A few points, in no particular order... 

  *  Great stuff.  Let's do it.

  * Yes, kttcp lets you focus on just the socket/mbuf-internal portions.
    However, if  typical usage *does* go to userspace, kttcp
    will overstate the relative (percentage), but not absolute
    (seconds/milliseconds of walltime) speedup.     I'm sure you know
    this. (I'm mostly wondering if the  30% speedup on a DP83820
    you mentioned yesterday included [kernel<->userspace overhead, or not.)

  * Some of the the names don't fit the pre-existing mbuf code, e.g.,
    sbappendrecord() vs. sbappend_stream()?
    I think sbappendstream() is a better fit.

    The SB_UPDATE_TAIL() macro gets used a lot, and what it
    does wasn't immediatley clear.
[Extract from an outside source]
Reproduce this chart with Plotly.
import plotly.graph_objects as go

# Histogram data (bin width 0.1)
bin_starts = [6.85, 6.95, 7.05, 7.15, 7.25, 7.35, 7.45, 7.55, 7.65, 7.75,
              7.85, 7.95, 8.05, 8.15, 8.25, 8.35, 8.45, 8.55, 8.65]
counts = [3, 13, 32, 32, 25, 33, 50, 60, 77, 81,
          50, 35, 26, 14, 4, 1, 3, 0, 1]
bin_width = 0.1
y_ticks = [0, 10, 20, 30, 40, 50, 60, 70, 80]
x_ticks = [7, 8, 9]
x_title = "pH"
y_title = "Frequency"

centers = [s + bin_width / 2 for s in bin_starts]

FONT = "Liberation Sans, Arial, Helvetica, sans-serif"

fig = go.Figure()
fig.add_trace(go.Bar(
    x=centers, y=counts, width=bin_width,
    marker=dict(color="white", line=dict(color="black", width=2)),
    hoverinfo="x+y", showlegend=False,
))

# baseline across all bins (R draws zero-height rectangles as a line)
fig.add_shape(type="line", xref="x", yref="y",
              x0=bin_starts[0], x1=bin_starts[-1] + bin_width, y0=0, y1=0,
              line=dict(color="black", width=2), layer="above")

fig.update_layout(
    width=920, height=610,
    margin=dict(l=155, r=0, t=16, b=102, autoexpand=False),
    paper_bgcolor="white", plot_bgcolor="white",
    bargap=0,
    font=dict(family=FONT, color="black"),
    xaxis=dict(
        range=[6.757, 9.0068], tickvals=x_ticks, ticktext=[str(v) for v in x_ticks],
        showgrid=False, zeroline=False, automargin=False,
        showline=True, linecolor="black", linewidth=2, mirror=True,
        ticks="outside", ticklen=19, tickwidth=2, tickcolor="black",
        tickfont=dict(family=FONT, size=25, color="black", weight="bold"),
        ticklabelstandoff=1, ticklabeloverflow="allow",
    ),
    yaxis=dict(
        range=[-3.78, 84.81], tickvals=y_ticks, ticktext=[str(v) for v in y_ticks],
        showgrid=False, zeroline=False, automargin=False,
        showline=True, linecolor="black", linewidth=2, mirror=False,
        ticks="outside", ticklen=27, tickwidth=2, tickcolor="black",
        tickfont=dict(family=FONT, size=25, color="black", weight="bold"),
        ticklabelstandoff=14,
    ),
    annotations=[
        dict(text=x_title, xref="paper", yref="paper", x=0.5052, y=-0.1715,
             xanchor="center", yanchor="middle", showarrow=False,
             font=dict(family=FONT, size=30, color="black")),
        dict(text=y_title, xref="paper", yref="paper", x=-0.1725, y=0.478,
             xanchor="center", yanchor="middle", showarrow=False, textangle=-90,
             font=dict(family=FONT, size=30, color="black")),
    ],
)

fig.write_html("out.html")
I'd find the patch much easier
    to read/follow if this macro-name included some hint that it just
    checks for a null socketqueue; and if so, nulls the tail pointer.
    I dunno, SB_EMPTY_FIXUP() or something similar? 

  *  Your dgram bugs: For a dgram socket,  the "tail" pointer
     wants to point to the head of the last *chain* (not the last mbuf
     in the chain).  For a pure stream socket, it wants
     to point to the last mbuf in the last chain.  [I need more
     coffee to remember how streams with record boundaries (TP4) work].
     I'll hazard a guess that your bugs are here, somewhere.
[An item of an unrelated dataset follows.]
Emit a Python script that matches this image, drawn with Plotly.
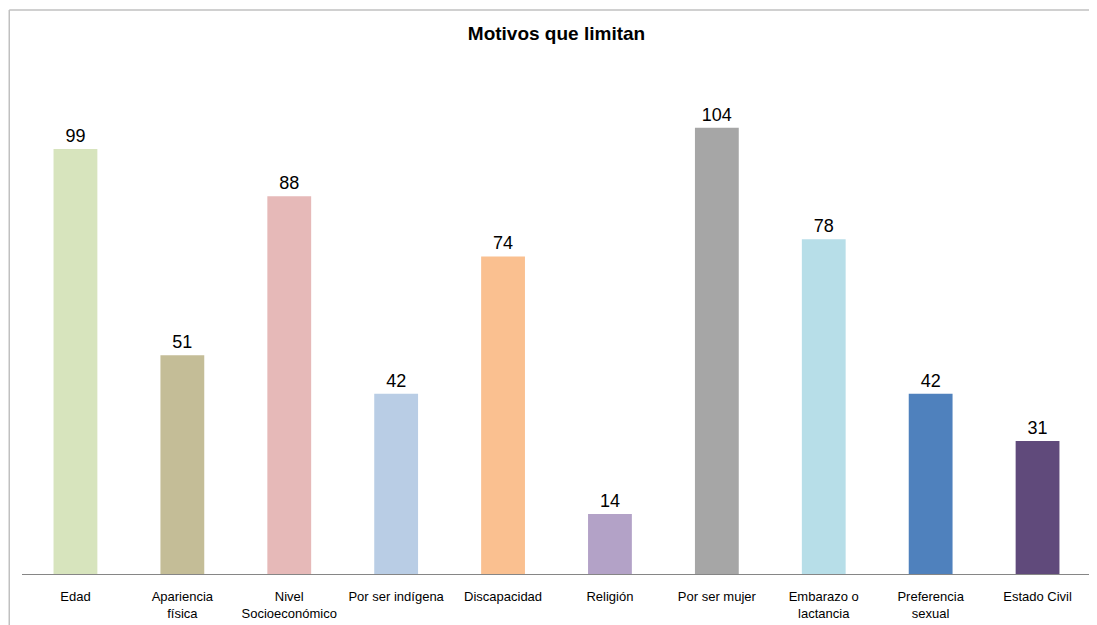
import plotly.graph_objects as go

categories = ["Edad", "Apariencia<br>física", "Nivel<br>Socioeconómico", "Por ser indígena",
              "Discapacidad", "Religión", "Por ser mujer", "Embarazo o<br>lactancia",
              "Preferencia<br>sexual", "Estado Civil"]
values = [99, 51, 88, 42, 74, 14, 104, 78, 42, 31]
colors = ["#D7E4BD", "#C4BD97", "#E6B9B8", "#B9CDE5", "#FAC090",
          "#B3A2C7", "#A6A6A6", "#B7DEE8", "#4F81BD", "#604A7B"]

FONT = "Liberation Sans, Arial, sans-serif"

fig = go.Figure(go.Bar(
    x=categories, y=values,
    marker=dict(color=colors, line=dict(width=0)),
    width=0.41,
    text=[str(v) for v in values],
    textposition="outside",
    textfont=dict(family=FONT, size=18, color="#000000"),
    cliponaxis=False,
))

bx0 = (0.75 - 13.5) / 1070
by1 = (566 - 2.5) / 514.6
border = dict(color="#C0C0C0", width=1.5)

fig.update_layout(
    width=1089, height=617,
    margin=dict(l=13.5, r=5.5, t=51.4, b=51, pad=0),
    paper_bgcolor="white", plot_bgcolor="white",
    showlegend=False,
    title=dict(text="<b>Motivos que limitan</b>", x=(13.5 + 535) / 1089, xanchor="center",
               y=1 - 25 / 617, yanchor="middle", yref="container",
               font=dict(family=FONT, size=19, color="#000000")),
    xaxis=dict(showline=True, linecolor="#868686", linewidth=1, ticks="",
               tickfont=dict(family=FONT, size=13, color="#000000"),
               ticklabelstandoff=10, showgrid=False, zeroline=False),
    yaxis=dict(range=[0, 120], visible=False, showgrid=False, zeroline=False),
    shapes=[
        dict(type="line", xref="paper", yref="paper", x0=bx0, x1=1.05,
             y0=by1, y1=by1, line=border, layer="below"),
        dict(type="line", xref="paper", yref="paper", x0=bx0, x1=bx0,
             y0=-0.2, y1=by1, line=border, layer="below"),
    ],
)

fig.write_html("out.html")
     I promise to read the patch over the weekend.

  * is it worth doing a TCP `fast path' in sosend?.
    The historical motivation was perverse apps which did
    large numbers of small (3-byte) write()s on TCP sockets.
    It's a natural fit with keeping an explicit tail pointer.
    (IIRC there were certain  workloads/ benchmarks where it made
    a signficant win. However the motivating apps/benchmarks may be long-dead).

  *  Again: great stuff.  Let's iron the bugs out and do it.